START

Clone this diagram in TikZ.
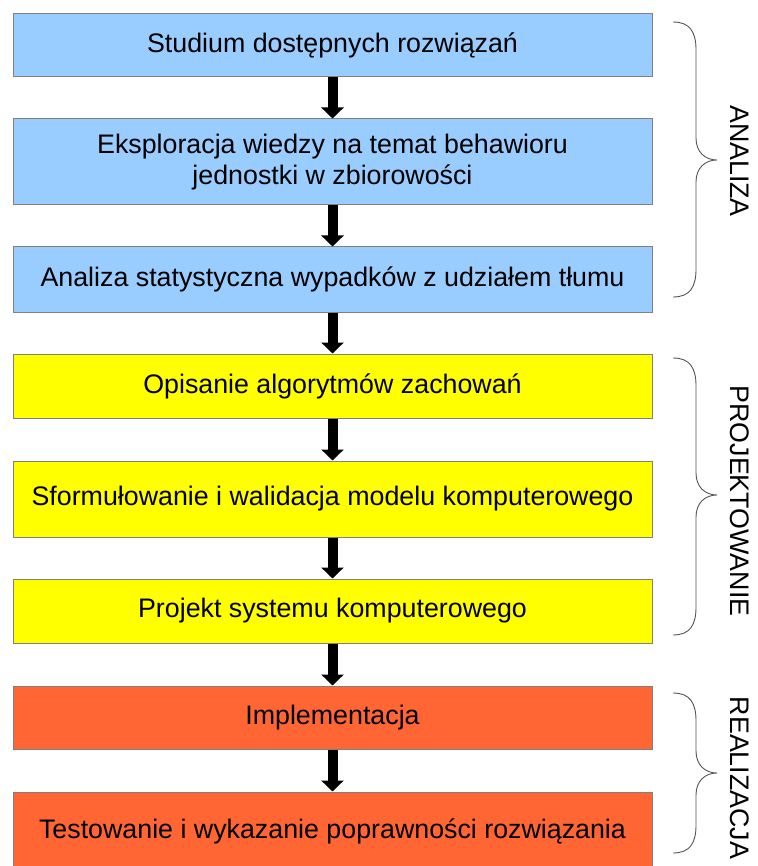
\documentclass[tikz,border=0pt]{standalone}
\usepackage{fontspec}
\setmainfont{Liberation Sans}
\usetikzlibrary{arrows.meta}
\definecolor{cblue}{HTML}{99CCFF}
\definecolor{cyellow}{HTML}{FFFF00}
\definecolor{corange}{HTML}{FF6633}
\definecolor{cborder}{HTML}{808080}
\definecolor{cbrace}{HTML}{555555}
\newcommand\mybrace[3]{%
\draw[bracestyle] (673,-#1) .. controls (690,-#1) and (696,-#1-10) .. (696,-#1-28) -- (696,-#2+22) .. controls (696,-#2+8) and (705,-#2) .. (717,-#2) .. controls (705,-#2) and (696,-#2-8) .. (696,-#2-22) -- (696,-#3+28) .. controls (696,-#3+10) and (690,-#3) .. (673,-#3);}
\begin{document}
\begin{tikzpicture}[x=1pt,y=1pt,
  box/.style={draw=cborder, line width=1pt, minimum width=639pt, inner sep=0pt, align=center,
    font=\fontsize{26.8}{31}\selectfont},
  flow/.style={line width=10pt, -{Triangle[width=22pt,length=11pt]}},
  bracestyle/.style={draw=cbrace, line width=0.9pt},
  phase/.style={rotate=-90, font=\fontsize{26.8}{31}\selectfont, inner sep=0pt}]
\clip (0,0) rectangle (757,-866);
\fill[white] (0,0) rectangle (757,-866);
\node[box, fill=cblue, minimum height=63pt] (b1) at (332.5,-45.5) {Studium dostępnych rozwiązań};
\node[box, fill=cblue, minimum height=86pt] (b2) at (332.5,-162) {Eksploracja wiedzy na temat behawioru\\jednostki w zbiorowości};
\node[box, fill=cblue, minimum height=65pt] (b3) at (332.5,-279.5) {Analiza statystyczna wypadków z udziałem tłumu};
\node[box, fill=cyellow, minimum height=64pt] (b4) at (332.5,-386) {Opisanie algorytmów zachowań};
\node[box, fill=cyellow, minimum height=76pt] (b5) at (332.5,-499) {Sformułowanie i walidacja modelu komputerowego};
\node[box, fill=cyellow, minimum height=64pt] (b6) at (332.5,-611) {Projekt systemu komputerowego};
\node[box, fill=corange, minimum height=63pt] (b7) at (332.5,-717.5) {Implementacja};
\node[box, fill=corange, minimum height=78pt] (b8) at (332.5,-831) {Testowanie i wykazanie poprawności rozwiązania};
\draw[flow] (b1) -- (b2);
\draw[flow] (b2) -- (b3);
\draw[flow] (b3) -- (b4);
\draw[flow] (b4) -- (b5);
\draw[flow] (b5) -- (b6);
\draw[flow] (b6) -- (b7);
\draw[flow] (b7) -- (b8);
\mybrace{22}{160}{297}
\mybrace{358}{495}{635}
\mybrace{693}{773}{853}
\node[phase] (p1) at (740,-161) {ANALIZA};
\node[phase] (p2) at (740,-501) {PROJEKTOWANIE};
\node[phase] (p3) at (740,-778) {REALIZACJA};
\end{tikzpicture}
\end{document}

END

Aim: Copy the listing in full and without alteration, omitting every picture.

Answer to this problem:
Clone this diagram in TikZ.
\documentclass[tikz,border=0pt]{standalone}
\usepackage{fontspec}
\setmainfont{Liberation Sans}
\usetikzlibrary{arrows.meta}
\definecolor{cblue}{HTML}{99CCFF}
\definecolor{cyellow}{HTML}{FFFF00}
\definecolor{corange}{HTML}{FF6633}
\definecolor{cborder}{HTML}{808080}
\definecolor{cbrace}{HTML}{555555}
\newcommand\mybrace[3]{%
\draw[bracestyle] (673,-#1) .. controls (690,-#1) and (696,-#1-10) .. (696,-#1-28) -- (696,-#2+22) .. controls (696,-#2+8) and (705,-#2) .. (717,-#2) .. controls (705,-#2) and (696,-#2-8) .. (696,-#2-22) -- (696,-#3+28) .. controls (696,-#3+10) and (690,-#3) .. (673,-#3);}
\begin{document}
\begin{tikzpicture}[x=1pt,y=1pt,
  box/.style={draw=cborder, line width=1pt, minimum width=639pt, inner sep=0pt, align=center,
    font=\fontsize{26.8}{31}\selectfont},
  flow/.style={line width=10pt, -{Triangle[width=22pt,length=11pt]}},
  bracestyle/.style={draw=cbrace, line width=0.9pt},
  phase/.style={rotate=-90, font=\fontsize{26.8}{31}\selectfont, inner sep=0pt}]
\clip (0,0) rectangle (757,-866);
\fill[white] (0,0) rectangle (757,-866);
\node[box, fill=cblue, minimum height=63pt] (b1) at (332.5,-45.5) {Studium dostępnych rozwiązań};
\node[box, fill=cblue, minimum height=86pt] (b2) at (332.5,-162) {Eksploracja wiedzy na temat behawioru\\jednostki w zbiorowości};
\node[box, fill=cblue, minimum height=65pt] (b3) at (332.5,-279.5) {Analiza statystyczna wypadków z udziałem tłumu};
\node[box, fill=cyellow, minimum height=64pt] (b4) at (332.5,-386) {Opisanie algorytmów zachowań};
\node[box, fill=cyellow, minimum height=76pt] (b5) at (332.5,-499) {Sformułowanie i walidacja modelu komputerowego};
\node[box, fill=cyellow, minimum height=64pt] (b6) at (332.5,-611) {Projekt systemu komputerowego};
\node[box, fill=corange, minimum height=63pt] (b7) at (332.5,-717.5) {Implementacja};
\node[box, fill=corange, minimum height=78pt] (b8) at (332.5,-831) {Testowanie i wykazanie poprawności rozwiązania};
\draw[flow] (b1) -- (b2);
\draw[flow] (b2) -- (b3);
\draw[flow] (b3) -- (b4);
\draw[flow] (b4) -- (b5);
\draw[flow] (b5) -- (b6);
\draw[flow] (b6) -- (b7);
\draw[flow] (b7) -- (b8);
\mybrace{22}{160}{297}
\mybrace{358}{495}{635}
\mybrace{693}{773}{853}
\node[phase] (p1) at (740,-161) {ANALIZA};
\node[phase] (p2) at (740,-501) {PROJEKTOWANIE};
\node[phase] (p3) at (740,-778) {REALIZACJA};
\end{tikzpicture}
\end{document}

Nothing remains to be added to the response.